The problem — Pictures stay out. Extract the lines below from the first one through the line with "import seaborn as sns", both included.

Material —
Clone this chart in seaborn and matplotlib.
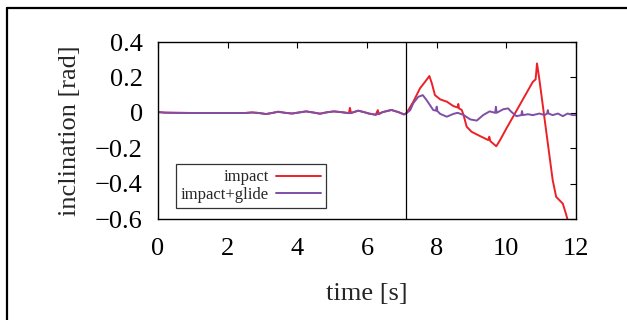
import numpy as np
import pandas as pd
import matplotlib
matplotlib.use("Agg")
import matplotlib.pyplot as plt
from matplotlib.lines import Line2D
import seaborn as sns

# ---- data ----
impact_t = [0.0, 0.2, 0.5, 1.0, 1.5, 2.0, 2.5, 2.7, 2.9, 3.1, 3.3, 3.45, 3.65, 3.85, 4.05, 4.25,
            4.45, 4.65, 4.85, 5.05, 5.25, 5.48, 5.51, 5.54, 5.75, 5.95, 6.05, 6.25, 6.31, 6.34,
            6.45, 6.7, 6.9, 7.06, 7.12,
            7.19, 7.33, 7.52, 7.67, 7.79, 7.86, 7.95, 8.1, 8.29, 8.48, 8.6, 8.62, 8.64, 8.72,
            8.77, 8.86, 9.0, 9.24, 9.48, 9.51, 9.54, 9.67, 9.71, 9.82, 10.0,
            10.19, 10.38, 10.57, 10.76, 10.84, 10.88, 10.95, 11.14, 11.33, 11.43, 11.62, 11.71,
            11.78]
impact_v = [0.004, 0.001, 0.0, -0.001, -0.001, -0.001, -0.001, 0.002, -0.001, -0.007, 0.0, 0.006,
            0.0, -0.004, 0.002, 0.008, 0.002, -0.005, 0.003, 0.008, 0.004, -0.002, 0.028, -0.002,
            0.012, 0.002, -0.004, -0.011, 0.015, -0.008, 0.004, 0.016, 0.004, -0.009, -0.004,
            0.016, 0.063, 0.138, 0.176, 0.208, 0.167, 0.1, 0.076, 0.063, 0.038, 0.03, 0.05, 0.025,
            0.016, -0.012, -0.078, -0.107, -0.131, -0.154, -0.135, -0.16, -0.182,
            -0.189, -0.154, -0.089, -0.023, 0.043, 0.109, 0.175, 0.189, 0.279, 0.185, -0.098,
            -0.38, -0.475, -0.513, -0.57, -0.62]

glide_t = [0.0, 0.2, 0.5, 1.0, 1.5, 2.0, 2.5, 2.7, 2.9, 3.1, 3.3, 3.45, 3.65, 3.85, 4.05, 4.25,
           4.45, 4.65, 4.85, 5.05, 5.25, 5.5, 5.75, 5.95, 6.05, 6.25, 6.45, 6.7, 6.9, 7.06, 7.12,
           7.24, 7.33, 7.47, 7.6, 7.71, 7.9, 7.98, 8.0, 8.02, 8.1, 8.29, 8.48, 8.6,
           8.77, 8.96, 9.15, 9.34, 9.52, 9.68, 9.7, 9.72, 9.91, 10.05, 10.14, 10.29, 10.43,
           10.45, 10.47, 10.62, 10.76, 10.95, 11.1, 11.17, 11.19, 11.21, 11.33, 11.48, 11.62,
           11.76, 11.9, 12.0]
glide_v = [0.004, 0.001, 0.0, -0.001, -0.001, -0.001, -0.001, 0.002, -0.001, -0.007, 0.0, 0.006,
           0.0, -0.004, 0.002, 0.008, 0.002, -0.005, 0.003, 0.008, 0.004, -0.002, 0.012, 0.002,
           -0.004, -0.011, 0.004, 0.016, 0.004, -0.009, -0.004,
           0.015, 0.055, 0.09, 0.1, 0.072, 0.016, 0.012, 0.035, 0.01, -0.006, -0.022,
           -0.006, 0.0, -0.012, -0.037, -0.044, -0.012, 0.008, 0.0, 0.034, 0.0, 0.02,
           0.025, 0.006, -0.019, -0.013, 0.01, -0.013, -0.008, -0.013, -0.004, -0.013, -0.004,
           0.015, -0.004, -0.013, -0.004, -0.019, -0.004, -0.013, -0.013]

impact_time = 7.12
series_names = ["impact", "impact+glide"]
x_ticks = [0, 2, 4, 6, 8, 10, 12]
y_ticks = [-0.6, -0.4, -0.2, 0.0, 0.2, 0.4]
y_tick_labels = ["\u22120.6", "\u22120.4", "\u22120.2", "0", "0.2", "0.4"]

df = pd.concat([
    pd.DataFrame({"time": impact_t, "incl": impact_v, "series": series_names[0]}),
    pd.DataFrame({"time": glide_t, "incl": glide_v, "series": series_names[1]}),
], ignore_index=True)

sns.set_style("white")
plt.rcParams["font.family"] = ["Liberation Serif", "DejaVu Serif"]

fig = plt.figure(figsize=(6.27, 3.2), dpi=100)
ax = fig.add_axes([0.252, 0.3156, 0.6667, 0.5531])

palette = {"impact": "#ec2127", "impact+glide": "#7f4ea6"}
sns.lineplot(data=df, x="time", y="incl", hue="series", palette=palette, sort=False,
             estimator=None, linewidth=1.4, ax=ax, legend=False)

ax.axvline(impact_time, color="black", linewidth=0.9)

ax.set_xlim(0, 12)
ax.set_ylim(-0.6, 0.4)
ax.set_xticks(x_ticks)
ax.set_xticklabels([str(v) for v in x_ticks])
ax.set_yticks(y_ticks)
ax.set_yticklabels(y_tick_labels)
ax.tick_params(direction="in", length=4.5, width=0.8, top=True, right=True,
               labelsize=19, pad=11, colors="black")
ax.tick_params(axis="x", pad=14)
for s in ax.spines.values():
    s.set_visible(True)
    s.set_color("black")
    s.set_linewidth(1.0)

ax.set_xlabel("time [s]", fontsize=19, labelpad=16)
ax.set_ylabel("inclination [rad]", fontsize=19, labelpad=10)

handles = [Line2D([], [], color=palette[n], linewidth=1.4) for n in series_names]
leg = ax.legend(handles, series_names, loc="lower left", bbox_to_anchor=(0.043, 0.062),
                borderaxespad=0, markerfirst=False, fontsize=12, frameon=True,
                fancybox=False, edgecolor="black", handlelength=2.7, handletextpad=0.4,
                labelspacing=0.1, borderpad=0.3)
leg.get_frame().set_linewidth(0.9)

# outer frame lines (left and top of the page box)
fig.add_artist(Line2D([0.0105, 0.0105], [0.0, 0.975], transform=fig.transFigure,
                      color="black", linewidth=1.6))
fig.add_artist(Line2D([0.0105, 1.0], [0.975, 0.975], transform=fig.transFigure,
                      color="black", linewidth=1.6))

fig.savefig("out.png", dpi=100)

Output below —
Clone this chart in seaborn and matplotlib.
import numpy as np
import pandas as pd
import matplotlib
matplotlib.use("Agg")
import matplotlib.pyplot as plt
from matplotlib.lines import Line2D
import seaborn as sns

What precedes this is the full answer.